[Charts and diagrams as code]

※

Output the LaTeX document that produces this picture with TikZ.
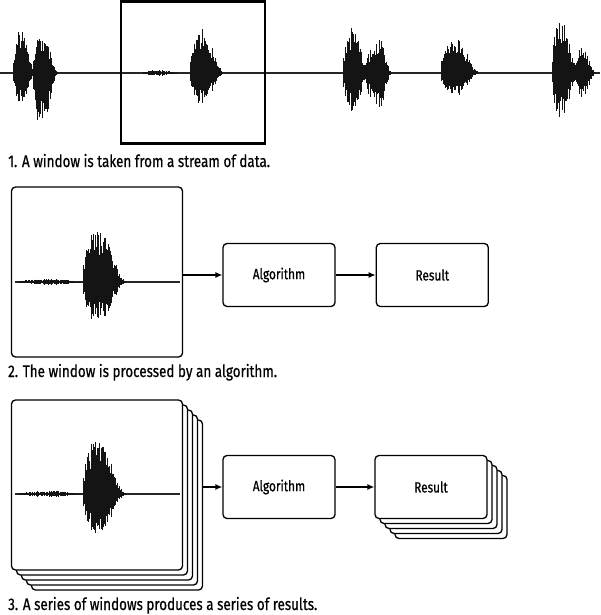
\documentclass[tikz,border=0pt]{standalone}
\usepackage{fontspec}
\setmainfont[FakeStretch=0.8,FakeBold=0.6]{Fira Sans}
\usetikzlibrary{arrows.meta,positioning}

\newcommand{\burst}[6]{%
 \pgfmathtruncatemacro{\nsteps}{(#3-#1)/0.4}
 \foreach \i in {0,...,\nsteps}{
   \pgfmathsetmacro{\xv}{#1+0.4*\i}
   \pgfmathsetmacro{\dd}{(\xv-#2)/ifthenelse(\xv<#2,(#2-#1)/1.0,(#3-#2)/1.4)}
   \pgfmathsetmacro{\ee}{exp(-\dd*\dd*(0.6+0.6*\dd*\dd))}
   \pgfmathsetmacro{\rr}{rnd}
   \pgfmathsetmacro{\up}{\ee*(0.48+0.52*\rr*\rr)*(#6-#4)}
   \pgfmathsetmacro{\dn}{\ee*(0.48+0.52*\rr*\rr)*(#5-#6)*(0.85+0.15*rnd)}
   \draw[wave] (\xv,{#6-\up}) -- (\xv,{#6+\dn});
 }}

\begin{document}
\begin{tikzpicture}[x=1pt,y=-1pt,
 wave/.style={line width=0.7pt,black!92},
 baseln/.style={line width=1.1pt,black!85},
 win/.style={draw,line width=2.2pt,minimum width=144pt,minimum height=142pt,inner sep=0pt},
 frame/.style={draw,fill=white,line width=1.3pt,rounded corners=4pt,minimum width=171pt,minimum height=170pt,inner sep=0pt},
 box/.style={draw,fill=white,line width=1.3pt,rounded corners=4pt,minimum width=112pt,minimum height=63pt,font=\fontsize{14.8}{16}\selectfont},
 caption/.style={anchor=base west,inner sep=0pt,font=\fontsize{16.8}{18}\selectfont},
 arr/.style={-{Latex[length=7pt,width=6pt]},line width=1.3pt}]
\useasboundingbox (0,0) rectangle (600,615);
\pgfmathsetseed{11}
\draw[baseln] (0,73) -- (600,73);
\burst{13}{21}{34}{26}{110}{73}
\burst{33}{42}{57}{33}{130}{73}
\burst{143}{160}{177}{70}{76}{73}
\burst{190}{200}{223}{28}{108}{73}
\burst{343}{352}{368}{27}{117}{73}
\burst{366}{378}{391}{38}{112}{73}
\burst{441}{452}{478}{35}{100}{73}
\burst{552}{559}{578}{18}{122}{73}
\burst{575}{582}{595}{48}{98}{73}
\node[win] (win1) at (193,72.5) {};
\node[caption] (cap1) at (8,167) {1. A window is taken from a stream of data.};

\node[frame] (frame2) at (97,272) {};
\draw[baseln] (15,282) -- (180,282);
\burst{18}{55}{80}{279}{285}{282}
\burst{83}{95}{125}{227}{325}{282}
\node[box] (alg2) at (279,275) {Algorithm};
\node[box,right=40pt of alg2] (res2) {Result};
\draw[arr] (frame2.east |- alg2.west) -- (alg2.west);
\draw[arr] (alg2) -- (res2);
\node[caption] (cap2) at (8,377) {2. The window is processed by an algorithm.};

\foreach \k in {4,3,2,1}
  \node[frame] (stack\k) at (97+5*\k,485+5*\k) {};
\node[frame] (frame3) at (97,485) {};
\draw[baseln] (15,494) -- (180,494);
\burst{18}{55}{80}{491}{497}{494}
\burst{83}{95}{125}{440}{537}{494}
\node[box] (alg3) at (279,487) {Algorithm};
\foreach \k in {4,3,2,1}
  \node[box] (rstack\k) at (431+5*\k,487+5*\k) {};
\node[box] (res3) at (431,487) {Result};
\draw[arr] (stack4.east |- alg3.west) -- (alg3.west);
\draw[arr] (alg3) -- (res3);
\node[caption] (cap3) at (8,610) {3. A series of windows produces a series of results.};
\end{tikzpicture}
\end{document}
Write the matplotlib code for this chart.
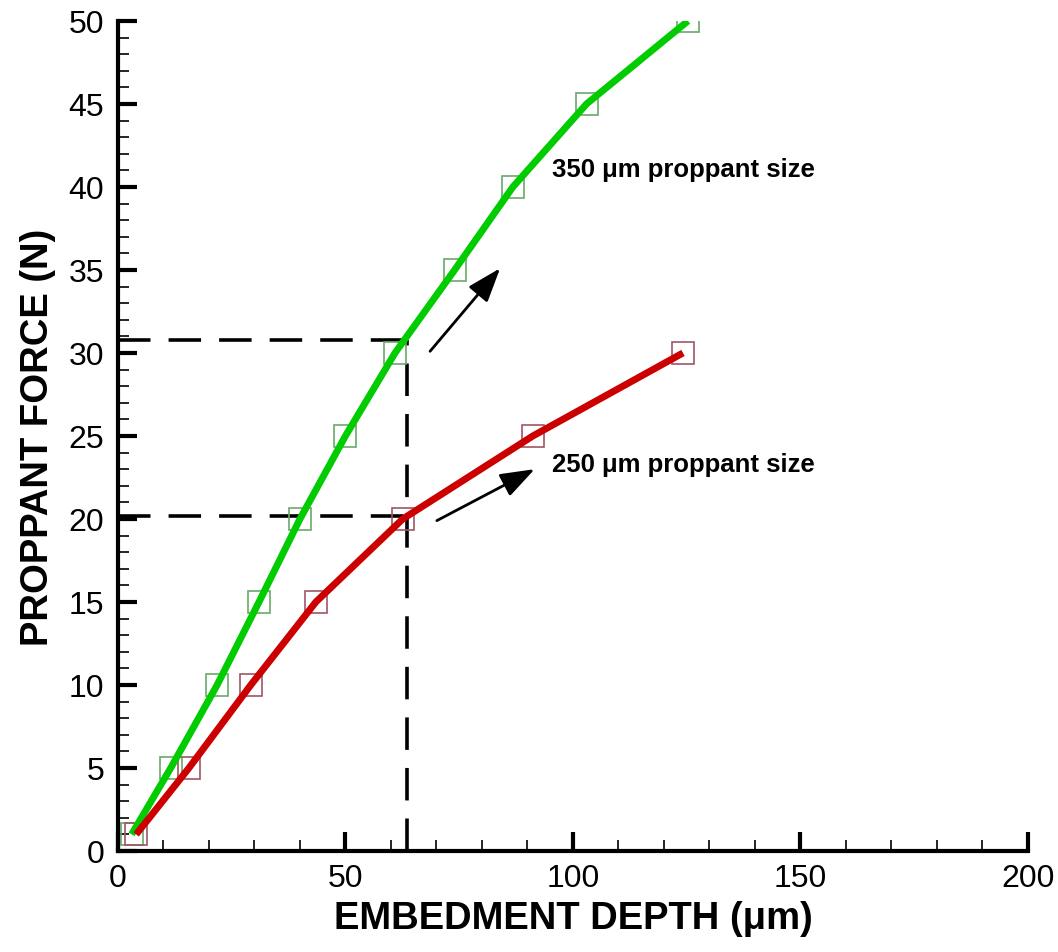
import matplotlib.pyplot as plt
from matplotlib.ticker import MultipleLocator

plt.rcParams['font.family'] = ['Liberation Sans', 'DejaVu Sans']

# proppant force vs embedment depth, two proppant sizes
force = [1, 5, 10, 15, 20, 25, 30, 35, 40, 45, 50]
depth_350 = [3.0, 11.6, 21.8, 31.0, 40.0, 50.0, 60.9, 74.0, 86.8, 103.0, 125.3]

force_250 = [1, 5, 10, 15, 20, 25, 30]
depth_250 = [4.0, 15.6, 29.2, 43.5, 62.6, 91.2, 124.2]

guide_depth = 63.5
guide_force = [30.8, 20.2]

green = '#00cc00'
red = '#cc0000'

fig = plt.figure(figsize=(10.58, 9.53), dpi=100)
ax = fig.add_axes([0.1115, 0.106, 0.86, 0.871])

ax.plot(depth_350, force, ls='none', marker='s', ms=16, mfc='none',
        mec='#6aa86a', mew=1.2, zorder=2)
ax.plot(depth_250, force_250, ls='none', marker='s', ms=16, mfc='none',
        mec='#a05565', mew=1.2, zorder=2)
ax.plot(depth_350, force, color=green, lw=5, solid_capstyle='butt', zorder=3)
ax.plot(depth_250, force_250, color=red, lw=5, solid_capstyle='butt', zorder=3)

dash = dict(color='black', lw=2.6, ls=(0, (9, 5)), zorder=1)
for f in guide_force:
    ax.plot([0, guide_depth], [f, f], **dash)
ax.plot([guide_depth, guide_depth], [0, guide_force[0]], **dash)

arrow = dict(arrowstyle='-|>,head_length=1.4,head_width=0.5', color='black',
             lw=2, shrinkA=0, shrinkB=0, mutation_scale=15)
ax.annotate('', xy=(84.0, 35.1), xytext=(68.6, 30.1), arrowprops=arrow)
ax.annotate('', xy=(91.6, 23.0), xytext=(70.1, 19.9), arrowprops=arrow)

ax.text(95.5, 41.1, '350 \u03bcm proppant size', fontsize=18.5,
        fontweight='bold', va='center', ha='left')
ax.text(95.5, 23.3, '250 \u03bcm proppant size', fontsize=18.5,
        fontweight='bold', va='center', ha='left')

ax.set_xlim(0, 200)
ax.set_ylim(0, 50)
ax.xaxis.set_major_locator(MultipleLocator(50))
ax.xaxis.set_minor_locator(MultipleLocator(10))
ax.yaxis.set_major_locator(MultipleLocator(5))
ax.yaxis.set_minor_locator(MultipleLocator(1))

for side in ['top', 'right']:
    ax.spines[side].set_visible(False)
for side in ['left', 'bottom']:
    ax.spines[side].set_linewidth(3)

ax.tick_params(which='major', direction='in', length=14, width=3,
               labelsize=23, pad=10)
ax.tick_params(which='minor', direction='in', length=8, width=1.2)
ax.tick_params(axis='x', which='major', pad=9)

ax.set_xlabel('EMBEDMENT DEPTH (\u03bcm)', fontsize=27.5, fontweight='bold',
              labelpad=5)
ax.set_ylabel('PROPPANT FORCE (N)', fontsize=27.5, fontweight='bold',
              labelpad=9)

fig.savefig('out.png', dpi=100)
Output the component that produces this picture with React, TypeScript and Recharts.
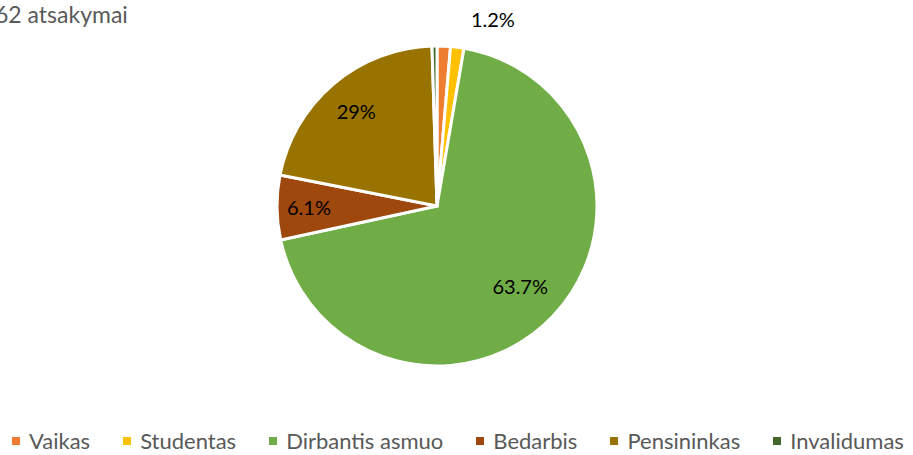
import { PieChart, Pie, Cell, Legend } from 'recharts';

const categories = ['Vaikas', 'Studentas', 'Dirbantis asmuo', 'Bedarbis', 'Pensininkas', 'Invalidumas'];
// slice sizes (share of the circle, %)
const sliceValues = [1.35, 1.35, 68.9, 6.5, 21.4, 0.5];
// data label texts as printed on the chart ('' = no label shown)
const labelTexts = ['1.2%', '', '63.7%', '6.1%', '29%', ''];
const colors = ['#ED7D31', '#FFC000', '#70AD47', '#9E480E', '#997300', '#43682B'];
const title = '62 atsakymai';

const data = categories.map((name, i) => ({ name, value: sliceValues[i], label: labelTexts[i] }));

const FONT = 'Lato, "Open Sans", sans-serif';
const RAD = Math.PI / 180;
// where each label sits, as a fraction of the radius
const labelRadius = [1.17, 0.8, 0.72, 0.8, 0.78, 0.8];

function renderLabel(props: any) {
  const { cx, cy, midAngle, outerRadius, index } = props;
  const text = labelTexts[index];
  if (!text) return null;
  const r = outerRadius * labelRadius[index];
  let x = cx + r * Math.cos(-midAngle * RAD);
  const y = cy + r * Math.sin(-midAngle * RAD);
  if (index === 0) x += 48; // excel nudged the outside label to the right
  return (
    <text x={x} y={y} fill="#000" fontSize={20} fontFamily={FONT} textAnchor="middle" dominantBaseline="central">
      {text}
    </text>
  );
}

function LegendContent() {
  return (
    <div style={{ display: 'flex', alignItems: 'center', paddingLeft: 12, fontFamily: FONT, fontSize: 22, color: '#595959', whiteSpace: 'nowrap', width: 913, boxSizing: 'border-box' }}>
      {categories.map((c, i) => (
        <div key={c} style={{ display: 'flex', alignItems: 'center', marginRight: 33, flexShrink: 0 }}>
          <span style={{ width: 8, height: 8, background: colors[i], marginRight: 9, display: 'inline-block', flexShrink: 0 }} />
          <span>{c}</span>
        </div>
      ))}
    </div>
  );
}

export default function App() {
  return (
    <div style={{ position: 'absolute', left: 0, top: 0, width: 913, height: 455, background: '#fff', overflow: 'hidden' }}>
      <div style={{ position: 'absolute', left: -5, top: 0, fontFamily: FONT, fontSize: 23, color: '#595959', whiteSpace: 'nowrap' }}>
        {title}
      </div>
      <PieChart width={913} height={455} margin={{ top: 0, right: 0, bottom: 0, left: 0 }}>
        <Pie
          data={data}
          dataKey="value"
          nameKey="name"
          cx={437}
          cy={206}
          outerRadius={160}
          startAngle={90}
          endAngle={-270}
          stroke="#fff"
          strokeWidth={3}
          label={renderLabel}
          labelLine={false}
          isAnimationActive={false}
        >
          {data.map((d, i) => (
            <Cell key={d.name} fill={colors[i]} />
          ))}
        </Pie>
        <Legend content={<LegendContent />} wrapperStyle={{ left: 0, top: 427, width: 913 }} />
      </PieChart>
    </div>
  );
}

※

*WHAT YOU ARE ASKED TO DO*:
Repeat, with no pictures, exactly the lines from the one containing "Output the component" through the one containing "Pie, Cell, Legend", the first and last included.

*WRITTEN SOLUTION*:
Output the component that produces this picture with React, TypeScript and Recharts.
import { PieChart, Pie, Cell, Legend } from 'recharts';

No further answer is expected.